You stopped by unannounced this evening after dinner and bathtime. You were greeted by chubby legs in ballerina PJs and crooked pigtails. All 27 pounds of her were quickly thrust into your chest when she saw you. The genuine joy and love you have for each other was evident and mutual.
You walked up a flight of stairs despite the pain I know it caused your bad knee. You sat on the floor and read book after book and placed block after block in between throwing a ball, stealing a kiss, and identifying an animal.
You thanked me when I brought you up a plate of what we’d had for dinner. Microwaved hot dogs, potato chips, and Coke. You called it a gourmet meal and meant it because I put shredded cheese and onions on your hot dog instead of jus the basic mustard. You thanked me again when you were done and again when you left.
You carried some stress in with you. You have obvious anxiety about things. I saw you staring at the pictures of my grandparents—your parents—that I have to keep on my fridge now in order to talk to them and see them every day. I know the torture it is for you that your mom can’t pop by anymore and see you, and it makes these nights all the more meaningful to me.
When you knocked on my door, I got excited right along with my little girl.
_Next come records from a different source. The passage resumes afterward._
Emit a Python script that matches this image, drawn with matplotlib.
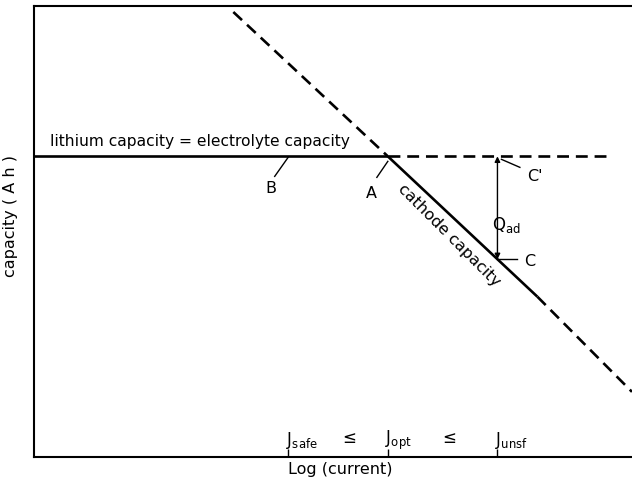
import matplotlib.pyplot as plt
import numpy as np

# capacity vs log(current) schematic, arbitrary units
plateau_x = [0.0, 7.1]
plateau_y = [6.0, 6.0]
plateau_ext_x = [7.1, 11.55]
plateau_ext_y = [6.0, 6.0]

cathode_x = [4.0, 7.1, 10.1, 12.0]
cathode_y = [8.88, 6.0, 3.2, 1.3]

j_ticks = [5.1, 7.1, 9.3]
j_labels = [r"J$_{\rm safe}$", r"J$_{\rm opt}$", r"J$_{\rm unsf}$"]

q_ad_x = 9.3

plt.rcParams["font.family"] = ["DejaVu Sans"]

fig = plt.figure(figsize=(6.32, 4.87), dpi=100)
ax = fig.add_axes([34 / 632, 30 / 487, 598 / 632, 451 / 487])
ax.set_xlim(0, 12)
ax.set_ylim(0, 9)

lw = 1.9
dash = (4.5, 2.6)

# lithium / electrolyte plateau
ax.plot(plateau_x, plateau_y, color="black", lw=lw, solid_capstyle="butt")
ax.plot(plateau_ext_x, plateau_ext_y, color="black", lw=lw, dashes=dash)

# cathode capacity line: dashed outside the operating range, solid within
cx = np.array(cathode_x)
cy = np.array(cathode_y)
ax.plot(cx[:2], cy[:2], color="black", lw=lw, dashes=dash)
ax.plot(cx[1:3], cy[1:3], color="black", lw=lw, solid_capstyle="butt")
ax.plot(cx[2:], cy[2:], color="black", lw=lw, dashes=dash)

# Q_ad arrow between C and C'
c_y = np.interp(q_ad_x, cx, cy)
ax.annotate("", xy=(q_ad_x, plateau_y[0]), xytext=(q_ad_x, c_y),
            arrowprops=dict(arrowstyle="<|-|>", color="black", lw=1.0,
                            mutation_scale=8, shrinkA=0, shrinkB=0))
ax.text(q_ad_x - 0.1, 4.62, r"Q$_{\rm ad}$", fontsize=12, ha="left", va="center")

# point labels with short leader lines
ax.plot([5.1, 4.83], [5.98, 5.6], color="black", lw=1.0)
ax.text(4.75, 5.35, "B", fontsize=11.5, ha="center", va="center")
ax.plot([7.1, 6.88], [5.9, 5.58], color="black", lw=1.0)
ax.text(6.78, 5.25, "A", fontsize=11.5, ha="center", va="center")
ax.plot([q_ad_x + 0.08, q_ad_x + 0.45], [5.94, 5.78], color="black", lw=1.0)
ax.text(10.05, 5.6, "C'", fontsize=11.5, ha="center", va="center")
ax.plot([q_ad_x, q_ad_x + 0.4], [c_y, c_y], color="black", lw=1.0)
ax.text(9.95, c_y - 0.05, "C", fontsize=11.5, ha="center", va="center")

ax.text(0.32, 6.3, "lithium capacity = electrolyte capacity", fontsize=11.2,
        ha="left", va="center")
ax.text(8.33, 4.42, "cathode capacity", fontsize=11.5, rotation=-45,
        ha="center", va="center", rotation_mode="anchor")

# current markers along the x axis
ax.set_xticks(j_ticks)
ax.set_xticklabels([])
ax.tick_params(axis="x", direction="in", length=6, width=1.0)
ax.set_yticks([])
for x, lab in zip(j_ticks, j_labels):
    ax.text(x - 0.05, 0.33, lab, fontsize=12, ha="left", va="center")
ax.text(6.3, 0.38, r"$\leq$", fontsize=12, ha="center", va="center")
ax.text(8.3, 0.38, r"$\leq$", fontsize=12, ha="center", va="center")

ax.set_xlabel("Log (current)", fontsize=11.5)
ax.xaxis.set_label_coords(0.512, -0.012)
ax.set_ylabel("capacity ( A h )", fontsize=11.5)
ax.yaxis.set_label_coords(-0.026, 0.534)

for side in ["left", "bottom", "top"]:
    ax.spines[side].set_linewidth(1.5)
ax.spines["right"].set_visible(False)

fig.savefig("out.png", dpi=100)
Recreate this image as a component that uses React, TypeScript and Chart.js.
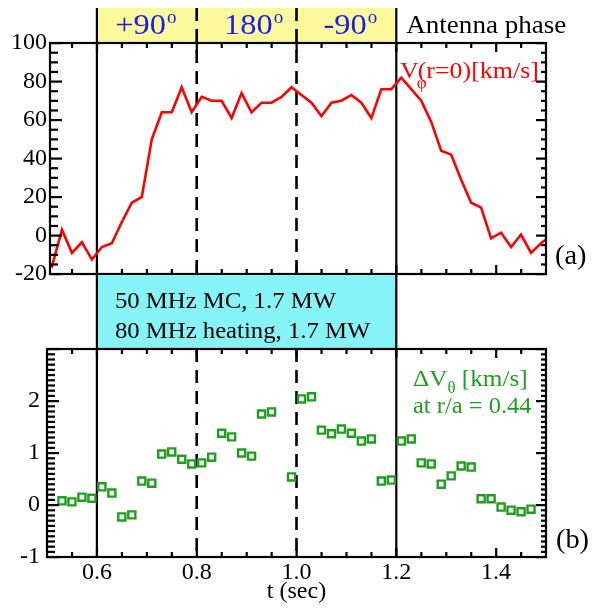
import React, { useEffect, useRef } from 'react';
import { Chart, registerables } from 'chart.js';
Chart.register(...registerables);

const FONT = "'Liberation Serif', 'Times New Roman', serif";
Chart.defaults.font.family = FONT;

// ---- Data ----
const tPhi = [0.49, 0.51, 0.53, 0.55, 0.57, 0.59, 0.61, 0.63, 0.65, 0.67, 0.69, 0.71, 0.73, 0.75, 0.77, 0.79, 0.81, 0.83, 0.85, 0.87, 0.89, 0.91, 0.93, 0.95, 0.97, 0.99, 1.01, 1.03, 1.05, 1.07, 1.09, 1.11, 1.13, 1.15, 1.17, 1.19, 1.21, 1.23, 1.25, 1.27, 1.29, 1.31, 1.33, 1.35, 1.37, 1.39, 1.41, 1.43, 1.45, 1.47, 1.49, 1.51];
const vPhi = [-11, -16, 3, -9, -3.5, -12.5, -6, -4, 7, 17, 20, 50, 64, 64, 77, 64, 72, 70, 70, 61, 74, 64, 69, 69, 72, 77, 73, 69, 62, 69, 70, 73, 69, 61, 76, 76, 82, 76, 70, 59, 44, 42, 29, 17, 14.5, -1.5, 1.5, -6, 0.5, -9, -4, 0];

const tTheta = [0.53, 0.55, 0.57, 0.59, 0.61, 0.63, 0.65, 0.67, 0.69, 0.71, 0.73, 0.75, 0.77, 0.79, 0.81, 0.83, 0.85, 0.87, 0.89, 0.91, 0.93, 0.95, 0.97, 0.99, 1.01, 1.03, 1.05, 1.07, 1.09, 1.11, 1.13, 1.15, 1.17, 1.19, 1.21, 1.23, 1.25, 1.27, 1.29, 1.31, 1.33, 1.35, 1.37, 1.39, 1.41, 1.43, 1.45, 1.47];
const dVtheta = [0.08, 0.06, 0.15, 0.13, 0.35, 0.23, -0.23, -0.19, 0.46, 0.42, 0.98, 1.02, 0.88, 0.79, 0.81, 0.92, 1.38, 1.31, 1.0, 0.94, 1.75, 1.79, null, 0.54, 2.04, 2.08, 1.44, 1.37, 1.46, 1.38, 1.23, 1.27, 0.46, 0.48, 1.23, 1.27, 0.81, 0.79, 0.4, 0.56, 0.75, 0.73, 0.12, 0.12, -0.04, -0.1, -0.13, -0.08];

const xMajorTicks = [0.6, 0.8, 1.0, 1.2, 1.4];
const yTopTicks = [-20, 0, 20, 40, 60, 80, 100];
const yBotTicks = [-1, 0, 1, 2];
const phaseBounds = [0.6, 0.8, 1.0, 1.2];
const phaseLabels = ['+90', '180', '-90'];
const rfText = ['50 MHz MC, 1.7 MW', '80 MHz heating, 1.7 MW'];

const YELLOW = '#fbf99c';
const CYAN = '#86f3f6';
const BLUE = '#1c1ce8';
const RED = '#ff0000';
const GREEN = '#1f9f1f';

function txt(ctx: CanvasRenderingContext2D, s: string, x: number, y: number, size: number, color: string, sx = 1) {
  ctx.save();
  ctx.font = `${size}px ${FONT}`;
  ctx.fillStyle = color;
  ctx.textBaseline = 'alphabetic';
  ctx.textAlign = 'left';
  ctx.translate(x, y);
  ctx.scale(sx, 1);
  ctx.fillText(s, 0, 0);
  const w = ctx.measureText(s).width * sx;
  ctx.restore();
  return w;
}

function measure(ctx: CanvasRenderingContext2D, s: string, size: number, sx = 1) {
  ctx.save();
  ctx.font = `${size}px ${FONT}`;
  const w = ctx.measureText(s).width * sx;
  ctx.restore();
  return w;
}

function drawFrame(chart: any, yMin: number, yMax: number, yMinorStep: number, yMajors: number[]) {
  const ctx: CanvasRenderingContext2D = chart.ctx;
  const a = chart.chartArea;
  const xs = chart.scales.x;
  const ys = chart.scales.y;
  ctx.save();
  ctx.fillStyle = '#000000';
  const n = Math.round((yMax - yMin) / yMinorStep);
  for (let k = 0; k <= n; k++) {
    const v = yMin + k * yMinorStep;
    const py = ys.getPixelForValue(v);
    const major = yMajors.some((m) => Math.abs(m - v) < 1e-6);
    const L = major ? 12 : 8;
    const R = major ? 10 : 5;
    ctx.fillRect(a.left, py - 1, L, 2.2);
    ctx.fillRect(a.right - R, py - 1, R, 2.2);
  }
  for (let k = 0; k <= 20; k++) {
    const v = 0.5 + k * 0.05;
    const px = xs.getPixelForValue(v);
    if (!(px > a.left + 1 && px < a.right - 1)) continue;
    const major = xMajorTicks.some((m) => Math.abs(m - v) < 1e-6);
    const L = major ? 9 : 5;
    ctx.fillRect(px - 1, a.bottom - L, 2.2, L);
    ctx.fillRect(px - 1, a.top, 2.2, L);
  }
  ctx.restore();
  ctx.save();
  ctx.strokeStyle = '#000000';
  ctx.setLineDash([]);
  ctx.lineWidth = 2.2;
  ctx.strokeRect(a.left, a.top, a.right - a.left, a.bottom - a.top);
  ctx.restore();
}

function drawPhaseLines(chart: any, solidTop: number, dashTop: number, bottom: number) {
  const { ctx, scales: { x } } = chart;
  ctx.save();
  ctx.strokeStyle = '#000';
  ctx.lineWidth = 2.2;
  [phaseBounds[0], phaseBounds[phaseBounds.length - 1]].forEach((v) => {
    const px = x.getPixelForValue(v);
    ctx.beginPath(); ctx.moveTo(px, solidTop); ctx.lineTo(px, bottom); ctx.stroke();
  });
  ctx.setLineDash([13, 8]);
  ctx.lineWidth = 2.6;
  phaseBounds.slice(1, -1).forEach((v) => {
    const px = x.getPixelForValue(v);
    ctx.beginPath(); ctx.moveTo(px, dashTop); ctx.lineTo(px, bottom); ctx.stroke();
  });
  ctx.restore();
}

const BAND_TOP = 8;

const topPlugin = {
  id: 'topDecor',
  beforeDatasetsDraw(chart: any) {
    const { ctx, chartArea: a, scales: { x } } = chart;
    const x0 = x.getPixelForValue(phaseBounds[0]);
    const x1 = x.getPixelForValue(phaseBounds[phaseBounds.length - 1]);
    ctx.save();
    ctx.fillStyle = YELLOW;
    ctx.fillRect(x0, BAND_TOP, x1 - x0, a.top - BAND_TOP);
    ctx.restore();
    drawPhaseLines(chart, BAND_TOP, BAND_TOP, a.bottom);
  },
  afterDraw(chart: any) {
    const { ctx, chartArea: a, scales: { x } } = chart;
    drawFrame(chart, -20, 100, 5, yTopTicks);
    const shifts = [-1, 7, 4];
    phaseLabels.forEach((lab, i) => {
      const c = (x.getPixelForValue(phaseBounds[i]) + x.getPixelForValue(phaseBounds[i + 1])) / 2 + shifts[i];
      const wb = measure(ctx, lab, 30, 1.08);
      const ws = measure(ctx, 'o', 19);
      const left = c - (wb + ws + 1) / 2;
      txt(ctx, lab, left, 34, 30, BLUE, 1.08);
      txt(ctx, 'o', left + wb + 1, 23, 19, BLUE);
    });
    const x1 = x.getPixelForValue(phaseBounds[phaseBounds.length - 1]);
    txt(ctx, 'Antenna phase', x1 + 10, 33, 26, '#000', 1.04);
    const vx = 400;
    const wv = txt(ctx, 'V', vx, 78, 24, RED, 1.08);
    txt(ctx, '\u03C6', vx + wv - 2, 88, 17, RED);
    txt(ctx, '(r=0)[km/s]', vx + wv - 1, 78, 24, RED, 1.08);
    txt(ctx, '(a)', a.right + 9, 264, 27, '#000', 1.05);
  },
};

const botPlugin = {
  id: 'botDecor',
  beforeDatasetsDraw(chart: any) {
    const { ctx, chartArea: a, scales: { x } } = chart;
    const x0 = x.getPixelForValue(phaseBounds[0]);
    const x1 = x.getPixelForValue(phaseBounds[phaseBounds.length - 1]);
    ctx.save();
    ctx.fillStyle = CYAN;
    ctx.fillRect(x0, 0, x1 - x0, a.top);
    ctx.restore();
    drawPhaseLines(chart, 0, a.top, a.bottom);
  },
  afterDraw(chart: any) {
    const { ctx, chartArea: a, scales: { x } } = chart;
    drawFrame(chart, -1, 3, 0.1, [...yBotTicks, 3]);
    const x0 = x.getPixelForValue(phaseBounds[0]);
    txt(ctx, rfText[0], x0 + 18, 33, 24, '#000', 1.03);
    txt(ctx, rfText[1], x0 + 18, 63, 24, '#000', 1.03);
    const gx = 413;
    const wd = txt(ctx, '\u0394V', gx, 111, 24, GREEN, 1.05);
    const wt = txt(ctx, '\u03B8', gx + wd, 118, 17, GREEN);
    txt(ctx, ' [km/s]', gx + wd + wt, 111, 24, GREEN, 1.05);
    txt(ctx, 'at r/a = 0.44', gx, 138, 24, GREEN, 1.02);
    txt(ctx, '(b)', a.right + 10, 273, 27, '#000', 1.05);
  },
};

export default function App() {
  const c1 = useRef<HTMLCanvasElement>(null);
  const c2 = useRef<HTMLCanvasElement>(null);

  useEffect(() => {
    const tickFont = { family: FONT, size: 24 };
    const ch1 = new Chart(c1.current as HTMLCanvasElement, {
      type: 'line',
      data: {
        datasets: [
          {
            data: tPhi.map((t, i) => ({ x: t, y: vPhi[i] })),
            borderColor: RED,
            borderWidth: 2.6,
            pointRadius: 0,
            tension: 0,
            fill: false,
          },
        ],
      },
      options: {
        responsive: false,
        animation: false,
        layout: { padding: { top: 43, right: 49, bottom: 18, left: 0 } },
        plugins: { legend: { display: false }, tooltip: { enabled: false } },
        scales: {
          x: { type: 'linear', min: 0.506, max: 1.5, display: false },
          y: {
            type: 'linear',
            min: -20,
            max: 100,
            afterFit: (s: any) => { s.width = 50; },
            afterBuildTicks: (s: any) => { s.ticks = yTopTicks.map((v) => ({ value: v })); },
            grid: { display: false, drawTicks: false },
            border: { display: false },
            ticks: { padding: 3, color: '#000', font: tickFont },
          },
        },
      } as any,
      plugins: [topPlugin],
    });

    const ch2 = new Chart(c2.current as HTMLCanvasElement, {
      type: 'scatter',
      data: {
        datasets: [
          {
            data: tTheta.map((t, i) => ({ x: t, y: dVtheta[i] })).filter((p) => p.y !== null),
            borderColor: GREEN,
            backgroundColor: 'rgba(0,0,0,0)',
            borderWidth: 2.4,
            pointStyle: 'rect',
            pointRadius: 5,
            showLine: false,
          },
        ],
      },
      options: {
        responsive: false,
        animation: false,
        layout: { padding: { top: 74, right: 49, bottom: 0, left: 0 } },
        plugins: { legend: { display: false }, tooltip: { enabled: false } },
        scales: {
          x: {
            type: 'linear',
            position: 'bottom',
            min: 0.5,
            max: 1.5,
            afterFit: (s: any) => { s.height = 53; },
            afterBuildTicks: (s: any) => { s.ticks = xMajorTicks.map((v) => ({ value: v })); },
            grid: { display: false, drawTicks: false },
            border: { display: false },
            ticks: { padding: 1, color: '#000', font: tickFont, maxRotation: 0, callback: (v: any) => Number(v).toFixed(1) },
            title: { display: true, text: 't (sec)', color: '#000', font: { family: FONT, size: 24 }, padding: { top: 0, bottom: 4 } },
          },
          y: {
            type: 'linear',
            min: -1,
            max: 3,
            afterFit: (s: any) => { s.width = 47; },
            afterBuildTicks: (s: any) => { s.ticks = yBotTicks.map((v) => ({ value: v })); },
            grid: { display: false, drawTicks: false },
            border: { display: false },
            ticks: { padding: 7, color: '#000', font: tickFont },
          },
        },
      } as any,
      plugins: [botPlugin],
    });

    return () => {
      ch1.destroy();
      ch2.destroy();
    };
  }, []);

  return (
    <div style={{ position: 'absolute', left: 0, top: 0, width: 595, height: 610, background: '#fff' }}>
      <canvas ref={c1} width={595} height={292} style={{ position: 'absolute', left: 0, top: 0 }} />
      <canvas ref={c2} width={595} height={335} style={{ position: 'absolute', left: 0, top: 275 }} />
    </div>
  );
}
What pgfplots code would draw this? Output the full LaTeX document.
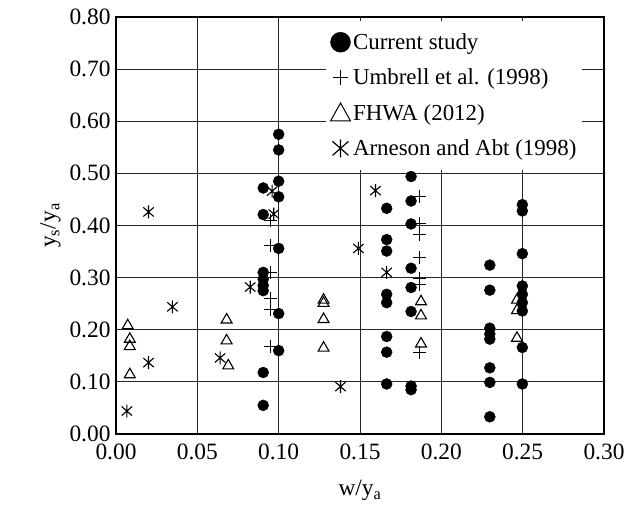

While I watched you throw your head back and laugh at her, I prayed for you. When I heard you telling her how you had the smartest granddaughter ever, I grinned.
You became a grandma when I became a mom. The moment I had a daughter, you had a granddaughter. She hasn’t exempted you from facing death, fear, pain, and sadness, just like she hasn’t me. But nights like tonight remind me just how much she heals you, calms you, gives you hope, brings you joy. She does it for me every day. And the reason I believe that she can do it so easily for us is because we do it for her, too.
The only thing better than having you as a mom is having you as a grandma. My girl is blessed beyond measure . . . and you are, too!